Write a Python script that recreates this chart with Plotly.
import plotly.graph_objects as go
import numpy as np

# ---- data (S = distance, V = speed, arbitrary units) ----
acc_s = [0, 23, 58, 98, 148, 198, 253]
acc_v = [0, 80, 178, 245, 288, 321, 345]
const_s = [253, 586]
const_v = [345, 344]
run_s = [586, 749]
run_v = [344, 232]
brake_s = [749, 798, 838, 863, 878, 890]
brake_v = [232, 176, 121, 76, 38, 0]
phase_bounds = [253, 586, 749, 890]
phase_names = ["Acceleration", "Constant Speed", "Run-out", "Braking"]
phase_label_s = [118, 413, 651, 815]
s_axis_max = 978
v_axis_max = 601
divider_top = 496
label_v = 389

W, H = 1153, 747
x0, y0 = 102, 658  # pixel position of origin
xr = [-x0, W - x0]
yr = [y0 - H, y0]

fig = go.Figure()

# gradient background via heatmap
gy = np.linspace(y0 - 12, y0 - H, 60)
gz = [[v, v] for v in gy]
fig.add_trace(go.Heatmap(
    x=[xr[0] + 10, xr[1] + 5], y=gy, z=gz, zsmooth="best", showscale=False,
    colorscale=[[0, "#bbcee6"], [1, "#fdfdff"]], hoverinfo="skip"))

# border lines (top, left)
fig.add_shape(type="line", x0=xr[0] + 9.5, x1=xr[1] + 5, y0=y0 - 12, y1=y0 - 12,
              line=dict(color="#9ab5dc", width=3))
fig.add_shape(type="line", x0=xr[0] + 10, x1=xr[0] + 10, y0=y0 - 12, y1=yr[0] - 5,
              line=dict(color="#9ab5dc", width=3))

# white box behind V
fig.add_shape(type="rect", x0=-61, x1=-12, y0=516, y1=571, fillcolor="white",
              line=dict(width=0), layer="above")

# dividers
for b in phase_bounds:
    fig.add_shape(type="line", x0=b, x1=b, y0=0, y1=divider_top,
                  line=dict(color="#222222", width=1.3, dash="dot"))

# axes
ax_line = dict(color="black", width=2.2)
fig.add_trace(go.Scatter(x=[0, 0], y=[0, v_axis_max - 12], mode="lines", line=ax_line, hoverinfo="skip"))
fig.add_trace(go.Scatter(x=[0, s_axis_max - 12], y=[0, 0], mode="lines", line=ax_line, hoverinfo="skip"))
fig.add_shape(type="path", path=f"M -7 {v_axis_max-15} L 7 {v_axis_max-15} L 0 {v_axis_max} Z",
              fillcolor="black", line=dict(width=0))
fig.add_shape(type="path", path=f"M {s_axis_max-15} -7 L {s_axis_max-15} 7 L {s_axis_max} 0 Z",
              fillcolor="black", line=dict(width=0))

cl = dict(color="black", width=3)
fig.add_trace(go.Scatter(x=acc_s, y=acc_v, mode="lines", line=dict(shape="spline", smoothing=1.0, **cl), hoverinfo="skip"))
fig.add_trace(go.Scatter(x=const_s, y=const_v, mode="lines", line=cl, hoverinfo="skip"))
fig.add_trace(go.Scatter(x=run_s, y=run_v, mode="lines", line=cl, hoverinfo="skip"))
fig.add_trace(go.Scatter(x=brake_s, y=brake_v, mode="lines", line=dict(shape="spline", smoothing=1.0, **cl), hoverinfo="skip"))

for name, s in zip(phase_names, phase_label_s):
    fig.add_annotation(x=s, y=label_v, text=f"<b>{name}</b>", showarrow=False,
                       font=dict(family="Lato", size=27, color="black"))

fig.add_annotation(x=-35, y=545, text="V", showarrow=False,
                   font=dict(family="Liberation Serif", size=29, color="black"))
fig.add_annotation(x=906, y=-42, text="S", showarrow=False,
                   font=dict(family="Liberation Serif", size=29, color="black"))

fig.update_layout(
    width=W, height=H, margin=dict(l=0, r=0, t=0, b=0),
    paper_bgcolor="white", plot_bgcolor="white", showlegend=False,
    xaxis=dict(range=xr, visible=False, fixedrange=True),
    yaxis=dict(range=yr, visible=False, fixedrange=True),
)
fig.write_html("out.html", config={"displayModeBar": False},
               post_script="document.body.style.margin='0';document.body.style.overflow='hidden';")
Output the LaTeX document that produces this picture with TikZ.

[Task details] Write out every entry verbatim.

[Written answer]
Write a Python script that recreates this chart with Plotly.
import plotly.graph_objects as go
import numpy as np

# ---- data (S = distance, V = speed, arbitrary units) ----
acc_s = [0, 23, 58, 98, 148, 198, 253]
acc_v = [0, 80, 178, 245, 288, 321, 345]
const_s = [253, 586]
const_v = [345, 344]
run_s = [586, 749]
run_v = [344, 232]
brake_s = [749, 798, 838, 863, 878, 890]
brake_v = [232, 176, 121, 76, 38, 0]
phase_bounds = [253, 586, 749, 890]
phase_names = ["Acceleration", "Constant Speed", "Run-out", "Braking"]
phase_label_s = [118, 413, 651, 815]
s_axis_max = 978
v_axis_max = 601
divider_top = 496
label_v = 389

W, H = 1153, 747
x0, y0 = 102, 658  # pixel position of origin
xr = [-x0, W - x0]
yr = [y0 - H, y0]

fig = go.Figure()

# gradient background via heatmap
gy = np.linspace(y0 - 12, y0 - H, 60)
gz = [[v, v] for v in gy]
fig.add_trace(go.Heatmap(
    x=[xr[0] + 10, xr[1] + 5], y=gy, z=gz, zsmooth="best", showscale=False,
    colorscale=[[0, "#bbcee6"], [1, "#fdfdff"]], hoverinfo="skip"))

# border lines (top, left)
fig.add_shape(type="line", x0=xr[0] + 9.5, x1=xr[1] + 5, y0=y0 - 12, y1=y0 - 12,
              line=dict(color="#9ab5dc", width=3))
fig.add_shape(type="line", x0=xr[0] + 10, x1=xr[0] + 10, y0=y0 - 12, y1=yr[0] - 5,
              line=dict(color="#9ab5dc", width=3))

# white box behind V
fig.add_shape(type="rect", x0=-61, x1=-12, y0=516, y1=571, fillcolor="white",
              line=dict(width=0), layer="above")

# dividers
for b in phase_bounds:
    fig.add_shape(type="line", x0=b, x1=b, y0=0, y1=divider_top,
                  line=dict(color="#222222", width=1.3, dash="dot"))

# axes
ax_line = dict(color="black", width=2.2)
fig.add_trace(go.Scatter(x=[0, 0], y=[0, v_axis_max - 12], mode="lines", line=ax_line, hoverinfo="skip"))
fig.add_trace(go.Scatter(x=[0, s_axis_max - 12], y=[0, 0], mode="lines", line=ax_line, hoverinfo="skip"))
fig.add_shape(type="path", path=f"M -7 {v_axis_max-15} L 7 {v_axis_max-15} L 0 {v_axis_max} Z",
              fillcolor="black", line=dict(width=0))
fig.add_shape(type="path", path=f"M {s_axis_max-15} -7 L {s_axis_max-15} 7 L {s_axis_max} 0 Z",
              fillcolor="black", line=dict(width=0))

cl = dict(color="black", width=3)
fig.add_trace(go.Scatter(x=acc_s, y=acc_v, mode="lines", line=dict(shape="spline", smoothing=1.0, **cl), hoverinfo="skip"))
fig.add_trace(go.Scatter(x=const_s, y=const_v, mode="lines", line=cl, hoverinfo="skip"))
fig.add_trace(go.Scatter(x=run_s, y=run_v, mode="lines", line=cl, hoverinfo="skip"))
fig.add_trace(go.Scatter(x=brake_s, y=brake_v, mode="lines", line=dict(shape="spline", smoothing=1.0, **cl), hoverinfo="skip"))

for name, s in zip(phase_names, phase_label_s):
    fig.add_annotation(x=s, y=label_v, text=f"<b>{name}</b>", showarrow=False,
                       font=dict(family="Lato", size=27, color="black"))

fig.add_annotation(x=-35, y=545, text="V", showarrow=False,
                   font=dict(family="Liberation Serif", size=29, color="black"))
fig.add_annotation(x=906, y=-42, text="S", showarrow=False,
                   font=dict(family="Liberation Serif", size=29, color="black"))

fig.update_layout(
    width=W, height=H, margin=dict(l=0, r=0, t=0, b=0),
    paper_bgcolor="white", plot_bgcolor="white", showlegend=False,
    xaxis=dict(range=xr, visible=False, fixedrange=True),
    yaxis=dict(range=yr, visible=False, fixedrange=True),
)
fig.write_html("out.html", config={"displayModeBar": False},
               post_script="document.body.style.margin='0';document.body.style.overflow='hidden';")
Output the LaTeX document that produces this picture with TikZ.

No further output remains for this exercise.